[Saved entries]

..............................

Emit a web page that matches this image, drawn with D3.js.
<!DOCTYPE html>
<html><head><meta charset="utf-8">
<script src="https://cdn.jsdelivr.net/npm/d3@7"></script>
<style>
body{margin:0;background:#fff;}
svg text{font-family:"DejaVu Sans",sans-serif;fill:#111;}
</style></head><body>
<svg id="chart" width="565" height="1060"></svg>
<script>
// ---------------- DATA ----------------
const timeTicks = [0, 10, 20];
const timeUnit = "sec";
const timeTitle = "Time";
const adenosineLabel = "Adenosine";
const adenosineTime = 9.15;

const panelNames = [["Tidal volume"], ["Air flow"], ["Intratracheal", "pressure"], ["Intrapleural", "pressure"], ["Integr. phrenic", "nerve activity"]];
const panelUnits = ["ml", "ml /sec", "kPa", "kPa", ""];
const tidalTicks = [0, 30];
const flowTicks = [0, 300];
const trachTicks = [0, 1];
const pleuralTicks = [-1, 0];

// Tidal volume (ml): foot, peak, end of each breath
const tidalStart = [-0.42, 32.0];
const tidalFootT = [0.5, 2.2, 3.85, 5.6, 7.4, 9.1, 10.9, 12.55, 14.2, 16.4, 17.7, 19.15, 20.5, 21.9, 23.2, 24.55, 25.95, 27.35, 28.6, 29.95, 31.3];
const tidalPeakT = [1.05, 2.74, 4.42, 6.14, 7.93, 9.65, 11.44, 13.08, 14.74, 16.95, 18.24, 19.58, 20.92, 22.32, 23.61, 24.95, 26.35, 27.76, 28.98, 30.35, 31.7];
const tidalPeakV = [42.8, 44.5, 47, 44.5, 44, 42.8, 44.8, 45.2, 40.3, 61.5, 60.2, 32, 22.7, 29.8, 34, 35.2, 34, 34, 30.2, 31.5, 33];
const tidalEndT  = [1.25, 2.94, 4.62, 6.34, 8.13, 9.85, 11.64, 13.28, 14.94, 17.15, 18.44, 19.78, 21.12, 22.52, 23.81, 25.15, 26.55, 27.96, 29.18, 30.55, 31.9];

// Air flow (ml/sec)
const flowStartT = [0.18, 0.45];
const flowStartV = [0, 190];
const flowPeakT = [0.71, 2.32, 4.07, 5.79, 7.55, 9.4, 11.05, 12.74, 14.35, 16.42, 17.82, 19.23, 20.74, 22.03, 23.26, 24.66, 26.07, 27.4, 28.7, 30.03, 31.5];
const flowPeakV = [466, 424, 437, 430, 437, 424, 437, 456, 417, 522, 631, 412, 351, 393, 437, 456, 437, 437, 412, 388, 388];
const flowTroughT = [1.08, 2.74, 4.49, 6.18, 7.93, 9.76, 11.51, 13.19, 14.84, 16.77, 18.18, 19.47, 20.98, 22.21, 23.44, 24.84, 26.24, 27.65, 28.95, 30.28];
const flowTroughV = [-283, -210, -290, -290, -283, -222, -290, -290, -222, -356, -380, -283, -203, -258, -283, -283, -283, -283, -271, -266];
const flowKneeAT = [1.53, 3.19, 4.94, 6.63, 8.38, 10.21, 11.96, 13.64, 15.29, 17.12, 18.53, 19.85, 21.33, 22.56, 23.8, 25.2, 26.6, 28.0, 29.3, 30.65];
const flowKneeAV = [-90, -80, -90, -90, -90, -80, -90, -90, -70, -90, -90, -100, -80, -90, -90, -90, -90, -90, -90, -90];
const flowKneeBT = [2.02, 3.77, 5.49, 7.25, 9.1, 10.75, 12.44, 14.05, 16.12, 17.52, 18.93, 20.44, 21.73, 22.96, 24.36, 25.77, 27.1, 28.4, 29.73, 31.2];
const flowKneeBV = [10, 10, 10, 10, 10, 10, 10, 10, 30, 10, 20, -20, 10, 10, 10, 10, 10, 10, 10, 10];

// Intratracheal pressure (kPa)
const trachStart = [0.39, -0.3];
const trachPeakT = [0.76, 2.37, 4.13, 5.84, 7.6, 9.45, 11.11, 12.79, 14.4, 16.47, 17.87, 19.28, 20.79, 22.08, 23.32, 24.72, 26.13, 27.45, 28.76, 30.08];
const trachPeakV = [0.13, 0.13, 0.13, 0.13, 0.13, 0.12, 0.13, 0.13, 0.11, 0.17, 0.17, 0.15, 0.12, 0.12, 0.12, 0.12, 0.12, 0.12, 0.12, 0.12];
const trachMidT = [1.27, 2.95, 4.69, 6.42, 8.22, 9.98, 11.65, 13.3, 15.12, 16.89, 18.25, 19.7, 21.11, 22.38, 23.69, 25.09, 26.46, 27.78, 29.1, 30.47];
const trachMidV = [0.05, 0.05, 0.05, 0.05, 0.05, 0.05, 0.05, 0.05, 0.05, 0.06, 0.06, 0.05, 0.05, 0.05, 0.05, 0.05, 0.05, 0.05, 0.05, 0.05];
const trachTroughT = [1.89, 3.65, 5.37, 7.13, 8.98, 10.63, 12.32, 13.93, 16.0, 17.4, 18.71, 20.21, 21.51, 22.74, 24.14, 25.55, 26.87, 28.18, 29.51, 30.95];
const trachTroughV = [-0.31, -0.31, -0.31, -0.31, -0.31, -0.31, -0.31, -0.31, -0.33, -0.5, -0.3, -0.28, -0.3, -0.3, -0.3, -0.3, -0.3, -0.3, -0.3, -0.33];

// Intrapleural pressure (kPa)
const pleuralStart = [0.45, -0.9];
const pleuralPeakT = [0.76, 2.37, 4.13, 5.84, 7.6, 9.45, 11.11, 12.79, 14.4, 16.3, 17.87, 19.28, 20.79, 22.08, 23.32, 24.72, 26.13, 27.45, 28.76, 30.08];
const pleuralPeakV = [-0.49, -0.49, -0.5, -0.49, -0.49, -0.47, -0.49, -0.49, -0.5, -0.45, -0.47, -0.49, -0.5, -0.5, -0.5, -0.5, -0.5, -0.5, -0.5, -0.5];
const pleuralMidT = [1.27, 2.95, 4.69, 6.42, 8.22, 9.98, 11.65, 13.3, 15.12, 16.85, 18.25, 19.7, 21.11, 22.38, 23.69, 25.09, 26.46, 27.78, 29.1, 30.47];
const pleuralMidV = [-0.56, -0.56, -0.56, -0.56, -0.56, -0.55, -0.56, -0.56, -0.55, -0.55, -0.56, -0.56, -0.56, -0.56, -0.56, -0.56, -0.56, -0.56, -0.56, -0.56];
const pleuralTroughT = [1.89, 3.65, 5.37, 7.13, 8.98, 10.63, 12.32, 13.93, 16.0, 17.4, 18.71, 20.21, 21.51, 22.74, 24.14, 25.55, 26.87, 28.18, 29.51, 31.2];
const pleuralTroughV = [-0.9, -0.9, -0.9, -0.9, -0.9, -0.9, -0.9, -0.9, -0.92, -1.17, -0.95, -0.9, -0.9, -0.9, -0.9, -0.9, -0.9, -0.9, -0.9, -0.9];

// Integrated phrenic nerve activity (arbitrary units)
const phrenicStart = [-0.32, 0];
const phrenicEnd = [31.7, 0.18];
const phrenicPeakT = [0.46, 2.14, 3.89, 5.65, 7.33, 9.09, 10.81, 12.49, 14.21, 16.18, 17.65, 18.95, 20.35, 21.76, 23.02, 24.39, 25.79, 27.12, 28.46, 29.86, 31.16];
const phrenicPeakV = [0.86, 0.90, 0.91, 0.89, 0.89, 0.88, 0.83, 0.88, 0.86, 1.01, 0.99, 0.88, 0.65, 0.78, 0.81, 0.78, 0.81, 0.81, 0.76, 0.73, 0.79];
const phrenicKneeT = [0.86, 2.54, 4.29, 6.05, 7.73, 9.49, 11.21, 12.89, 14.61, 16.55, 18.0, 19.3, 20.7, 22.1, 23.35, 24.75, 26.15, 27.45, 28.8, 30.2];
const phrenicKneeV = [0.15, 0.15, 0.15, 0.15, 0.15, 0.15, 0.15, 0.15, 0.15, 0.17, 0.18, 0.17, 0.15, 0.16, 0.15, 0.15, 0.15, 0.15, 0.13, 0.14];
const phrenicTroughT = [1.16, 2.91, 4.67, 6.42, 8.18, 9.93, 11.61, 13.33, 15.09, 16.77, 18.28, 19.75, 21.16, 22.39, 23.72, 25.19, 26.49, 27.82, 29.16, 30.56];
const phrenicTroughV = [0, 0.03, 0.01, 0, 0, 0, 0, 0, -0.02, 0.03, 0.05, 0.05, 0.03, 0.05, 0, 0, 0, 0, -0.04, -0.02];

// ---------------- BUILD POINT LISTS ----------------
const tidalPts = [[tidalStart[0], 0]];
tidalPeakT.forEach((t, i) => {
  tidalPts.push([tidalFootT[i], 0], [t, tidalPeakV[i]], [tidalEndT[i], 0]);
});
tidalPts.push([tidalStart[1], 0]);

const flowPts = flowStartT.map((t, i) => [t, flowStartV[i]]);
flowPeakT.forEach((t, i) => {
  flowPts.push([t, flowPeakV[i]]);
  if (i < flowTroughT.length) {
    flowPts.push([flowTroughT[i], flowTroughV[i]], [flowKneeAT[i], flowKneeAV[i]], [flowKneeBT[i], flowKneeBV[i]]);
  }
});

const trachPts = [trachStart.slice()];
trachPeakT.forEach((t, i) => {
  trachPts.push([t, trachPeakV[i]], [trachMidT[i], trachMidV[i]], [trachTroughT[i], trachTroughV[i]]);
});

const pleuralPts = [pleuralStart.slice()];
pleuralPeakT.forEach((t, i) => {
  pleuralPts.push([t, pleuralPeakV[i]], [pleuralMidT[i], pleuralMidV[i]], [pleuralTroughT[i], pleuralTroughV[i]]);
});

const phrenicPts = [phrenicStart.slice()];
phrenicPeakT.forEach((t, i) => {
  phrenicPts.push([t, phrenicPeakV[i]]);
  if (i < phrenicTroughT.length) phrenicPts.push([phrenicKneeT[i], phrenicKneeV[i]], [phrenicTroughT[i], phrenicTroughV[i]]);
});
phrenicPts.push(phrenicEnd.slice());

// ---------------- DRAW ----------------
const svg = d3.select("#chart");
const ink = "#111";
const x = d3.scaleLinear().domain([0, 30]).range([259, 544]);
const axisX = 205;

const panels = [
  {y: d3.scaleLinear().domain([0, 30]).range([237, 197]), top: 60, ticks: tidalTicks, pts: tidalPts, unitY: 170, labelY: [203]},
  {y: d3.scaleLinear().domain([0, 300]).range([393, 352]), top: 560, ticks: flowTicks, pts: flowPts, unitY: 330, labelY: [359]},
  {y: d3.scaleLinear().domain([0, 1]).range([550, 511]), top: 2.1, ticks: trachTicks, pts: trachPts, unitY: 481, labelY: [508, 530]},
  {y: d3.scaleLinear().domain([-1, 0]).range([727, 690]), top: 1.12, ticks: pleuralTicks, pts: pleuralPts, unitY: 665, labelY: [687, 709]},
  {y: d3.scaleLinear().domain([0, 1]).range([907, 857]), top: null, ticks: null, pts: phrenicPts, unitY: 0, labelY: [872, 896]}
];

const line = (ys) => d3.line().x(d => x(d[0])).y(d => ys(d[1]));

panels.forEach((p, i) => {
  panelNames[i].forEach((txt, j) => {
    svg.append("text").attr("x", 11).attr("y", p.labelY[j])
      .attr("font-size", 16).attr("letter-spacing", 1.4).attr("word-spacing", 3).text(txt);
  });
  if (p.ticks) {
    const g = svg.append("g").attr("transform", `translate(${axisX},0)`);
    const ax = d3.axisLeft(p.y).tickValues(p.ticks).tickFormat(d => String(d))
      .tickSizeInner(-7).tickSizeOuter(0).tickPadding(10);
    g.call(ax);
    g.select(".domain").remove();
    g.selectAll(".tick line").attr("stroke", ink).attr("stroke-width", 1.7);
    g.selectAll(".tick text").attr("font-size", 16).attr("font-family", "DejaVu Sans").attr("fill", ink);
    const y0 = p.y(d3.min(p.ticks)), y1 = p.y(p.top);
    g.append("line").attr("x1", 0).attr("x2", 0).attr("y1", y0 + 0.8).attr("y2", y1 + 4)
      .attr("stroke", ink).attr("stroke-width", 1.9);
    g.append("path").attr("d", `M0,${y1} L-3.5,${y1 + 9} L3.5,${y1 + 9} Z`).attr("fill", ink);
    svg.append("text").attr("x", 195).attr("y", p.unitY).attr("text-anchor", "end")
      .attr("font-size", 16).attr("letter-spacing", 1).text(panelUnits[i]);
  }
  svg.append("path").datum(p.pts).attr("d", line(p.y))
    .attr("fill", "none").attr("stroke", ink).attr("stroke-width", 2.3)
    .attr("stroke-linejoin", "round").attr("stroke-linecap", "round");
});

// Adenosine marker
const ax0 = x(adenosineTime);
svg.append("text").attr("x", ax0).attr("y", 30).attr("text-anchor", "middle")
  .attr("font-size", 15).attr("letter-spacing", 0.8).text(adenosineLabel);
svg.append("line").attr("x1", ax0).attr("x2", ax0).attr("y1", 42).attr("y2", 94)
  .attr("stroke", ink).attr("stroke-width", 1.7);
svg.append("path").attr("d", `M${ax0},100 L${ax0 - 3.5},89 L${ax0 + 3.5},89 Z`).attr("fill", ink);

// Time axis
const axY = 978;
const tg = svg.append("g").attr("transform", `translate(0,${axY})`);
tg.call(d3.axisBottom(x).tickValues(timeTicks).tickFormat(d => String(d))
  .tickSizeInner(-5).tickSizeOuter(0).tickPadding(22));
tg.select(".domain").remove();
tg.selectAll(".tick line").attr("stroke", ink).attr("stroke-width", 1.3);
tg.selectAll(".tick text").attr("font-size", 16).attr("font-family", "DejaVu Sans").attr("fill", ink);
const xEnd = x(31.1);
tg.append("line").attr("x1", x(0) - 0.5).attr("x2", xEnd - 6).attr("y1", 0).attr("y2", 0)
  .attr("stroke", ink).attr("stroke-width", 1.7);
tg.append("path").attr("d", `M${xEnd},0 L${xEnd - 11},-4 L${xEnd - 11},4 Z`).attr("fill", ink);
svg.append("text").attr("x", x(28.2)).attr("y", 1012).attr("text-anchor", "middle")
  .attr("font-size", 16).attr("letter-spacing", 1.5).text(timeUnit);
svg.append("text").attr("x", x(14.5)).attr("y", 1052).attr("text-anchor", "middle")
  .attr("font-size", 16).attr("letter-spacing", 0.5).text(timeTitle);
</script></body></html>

..............................

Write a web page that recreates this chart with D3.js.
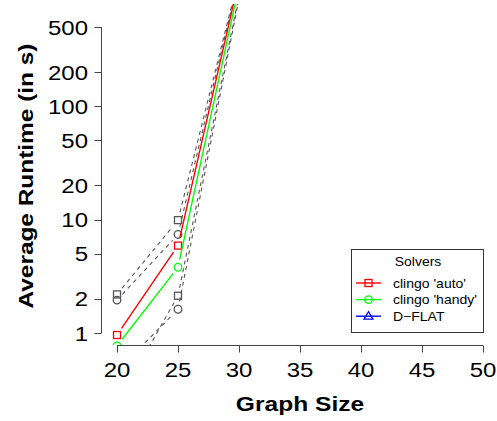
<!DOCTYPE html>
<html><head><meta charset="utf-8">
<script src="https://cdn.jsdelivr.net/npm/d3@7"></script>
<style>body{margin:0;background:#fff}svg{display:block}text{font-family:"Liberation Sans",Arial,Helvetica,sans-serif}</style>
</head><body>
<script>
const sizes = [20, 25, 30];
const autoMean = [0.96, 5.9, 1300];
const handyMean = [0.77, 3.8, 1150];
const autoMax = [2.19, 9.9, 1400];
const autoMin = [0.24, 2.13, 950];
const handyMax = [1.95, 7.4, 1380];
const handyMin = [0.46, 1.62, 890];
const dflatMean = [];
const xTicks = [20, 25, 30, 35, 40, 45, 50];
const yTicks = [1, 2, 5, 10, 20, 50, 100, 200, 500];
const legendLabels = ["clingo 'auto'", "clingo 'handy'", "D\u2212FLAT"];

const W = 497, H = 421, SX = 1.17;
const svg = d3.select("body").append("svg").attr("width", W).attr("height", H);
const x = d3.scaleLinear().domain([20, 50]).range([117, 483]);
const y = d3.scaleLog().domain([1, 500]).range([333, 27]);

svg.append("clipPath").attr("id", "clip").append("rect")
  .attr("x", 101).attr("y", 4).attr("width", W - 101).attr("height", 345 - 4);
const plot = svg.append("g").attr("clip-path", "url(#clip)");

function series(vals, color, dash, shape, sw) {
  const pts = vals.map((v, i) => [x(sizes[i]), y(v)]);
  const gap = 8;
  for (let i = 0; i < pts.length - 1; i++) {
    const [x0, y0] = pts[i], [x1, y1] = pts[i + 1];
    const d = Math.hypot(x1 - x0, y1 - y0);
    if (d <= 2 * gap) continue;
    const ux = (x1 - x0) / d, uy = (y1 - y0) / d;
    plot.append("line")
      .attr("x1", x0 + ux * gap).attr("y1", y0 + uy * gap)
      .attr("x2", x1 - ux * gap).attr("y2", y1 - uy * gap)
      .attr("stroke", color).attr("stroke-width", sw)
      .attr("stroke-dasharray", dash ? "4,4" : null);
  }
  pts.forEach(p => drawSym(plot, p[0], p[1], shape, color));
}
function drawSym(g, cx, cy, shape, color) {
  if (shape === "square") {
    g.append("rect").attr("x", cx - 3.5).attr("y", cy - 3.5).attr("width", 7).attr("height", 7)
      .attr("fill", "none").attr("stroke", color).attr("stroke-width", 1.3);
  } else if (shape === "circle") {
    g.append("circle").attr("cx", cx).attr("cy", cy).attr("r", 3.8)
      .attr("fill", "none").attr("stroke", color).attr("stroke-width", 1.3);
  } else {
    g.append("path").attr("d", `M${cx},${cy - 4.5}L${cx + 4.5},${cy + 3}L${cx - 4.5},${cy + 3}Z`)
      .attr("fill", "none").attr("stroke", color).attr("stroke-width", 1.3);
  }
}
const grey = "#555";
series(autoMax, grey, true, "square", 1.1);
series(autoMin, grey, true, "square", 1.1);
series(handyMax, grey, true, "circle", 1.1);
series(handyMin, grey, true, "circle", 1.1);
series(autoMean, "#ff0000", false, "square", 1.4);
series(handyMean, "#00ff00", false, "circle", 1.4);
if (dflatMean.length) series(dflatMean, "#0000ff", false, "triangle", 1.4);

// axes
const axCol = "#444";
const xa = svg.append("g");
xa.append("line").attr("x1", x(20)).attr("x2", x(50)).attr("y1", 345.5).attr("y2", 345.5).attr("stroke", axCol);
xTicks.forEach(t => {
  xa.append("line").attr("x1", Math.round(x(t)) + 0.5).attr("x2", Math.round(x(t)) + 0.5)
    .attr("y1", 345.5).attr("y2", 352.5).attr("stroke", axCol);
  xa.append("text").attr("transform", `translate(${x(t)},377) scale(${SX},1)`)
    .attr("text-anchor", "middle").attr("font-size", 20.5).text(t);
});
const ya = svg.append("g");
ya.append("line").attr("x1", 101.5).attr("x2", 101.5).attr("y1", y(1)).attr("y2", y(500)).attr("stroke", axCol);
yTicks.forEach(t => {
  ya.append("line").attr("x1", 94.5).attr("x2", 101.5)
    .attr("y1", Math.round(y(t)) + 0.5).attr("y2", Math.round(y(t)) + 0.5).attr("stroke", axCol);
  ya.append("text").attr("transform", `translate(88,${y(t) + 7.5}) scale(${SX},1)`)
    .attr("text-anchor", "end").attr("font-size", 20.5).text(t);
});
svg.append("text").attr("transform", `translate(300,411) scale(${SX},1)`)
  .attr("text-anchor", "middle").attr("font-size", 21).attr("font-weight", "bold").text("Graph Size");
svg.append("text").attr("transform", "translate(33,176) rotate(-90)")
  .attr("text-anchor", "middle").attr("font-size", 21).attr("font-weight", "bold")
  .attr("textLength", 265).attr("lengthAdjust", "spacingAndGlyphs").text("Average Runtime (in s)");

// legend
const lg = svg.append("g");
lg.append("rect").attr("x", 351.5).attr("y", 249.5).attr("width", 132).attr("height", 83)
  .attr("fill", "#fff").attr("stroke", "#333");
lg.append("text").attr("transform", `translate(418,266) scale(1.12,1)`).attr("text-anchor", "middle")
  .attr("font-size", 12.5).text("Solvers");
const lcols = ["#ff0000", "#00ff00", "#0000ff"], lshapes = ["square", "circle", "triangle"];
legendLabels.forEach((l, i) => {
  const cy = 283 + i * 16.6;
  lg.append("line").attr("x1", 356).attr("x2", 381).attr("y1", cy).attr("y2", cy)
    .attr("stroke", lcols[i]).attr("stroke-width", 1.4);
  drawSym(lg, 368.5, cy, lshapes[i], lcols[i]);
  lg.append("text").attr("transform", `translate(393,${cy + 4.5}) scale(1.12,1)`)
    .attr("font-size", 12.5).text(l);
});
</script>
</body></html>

..............................

:: What you are asked to do ::
Reproduce exactly the lines from the line with "Emit a web page" to the line with "29.18, 30.55, 31.9];", both end lines included.

:: Written solution ::
Emit a web page that matches this image, drawn with D3.js.
<!DOCTYPE html>
<html><head><meta charset="utf-8">
<script src="https://cdn.jsdelivr.net/npm/d3@7"></script>
<style>
body{margin:0;background:#fff;}
svg text{font-family:"DejaVu Sans",sans-serif;fill:#111;}
</style></head><body>
<svg id="chart" width="565" height="1060"></svg>
<script>
// ---------------- DATA ----------------
const timeTicks = [0, 10, 20];
const timeUnit = "sec";
const timeTitle = "Time";
const adenosineLabel = "Adenosine";
const adenosineTime = 9.15;

const panelNames = [["Tidal volume"], ["Air flow"], ["Intratracheal", "pressure"], ["Intrapleural", "pressure"], ["Integr. phrenic", "nerve activity"]];
const panelUnits = ["ml", "ml /sec", "kPa", "kPa", ""];
const tidalTicks = [0, 30];
const flowTicks = [0, 300];
const trachTicks = [0, 1];
const pleuralTicks = [-1, 0];

// Tidal volume (ml): foot, peak, end of each breath
const tidalStart = [-0.42, 32.0];
const tidalFootT = [0.5, 2.2, 3.85, 5.6, 7.4, 9.1, 10.9, 12.55, 14.2, 16.4, 17.7, 19.15, 20.5, 21.9, 23.2, 24.55, 25.95, 27.35, 28.6, 29.95, 31.3];
const tidalPeakT = [1.05, 2.74, 4.42, 6.14, 7.93, 9.65, 11.44, 13.08, 14.74, 16.95, 18.24, 19.58, 20.92, 22.32, 23.61, 24.95, 26.35, 27.76, 28.98, 30.35, 31.7];
const tidalPeakV = [42.8, 44.5, 47, 44.5, 44, 42.8, 44.8, 45.2, 40.3, 61.5, 60.2, 32, 22.7, 29.8, 34, 35.2, 34, 34, 30.2, 31.5, 33];
const tidalEndT  = [1.25, 2.94, 4.62, 6.34, 8.13, 9.85, 11.64, 13.28, 14.94, 17.15, 18.44, 19.78, 21.12, 22.52, 23.81, 25.15, 26.55, 27.96, 29.18, 30.55, 31.9];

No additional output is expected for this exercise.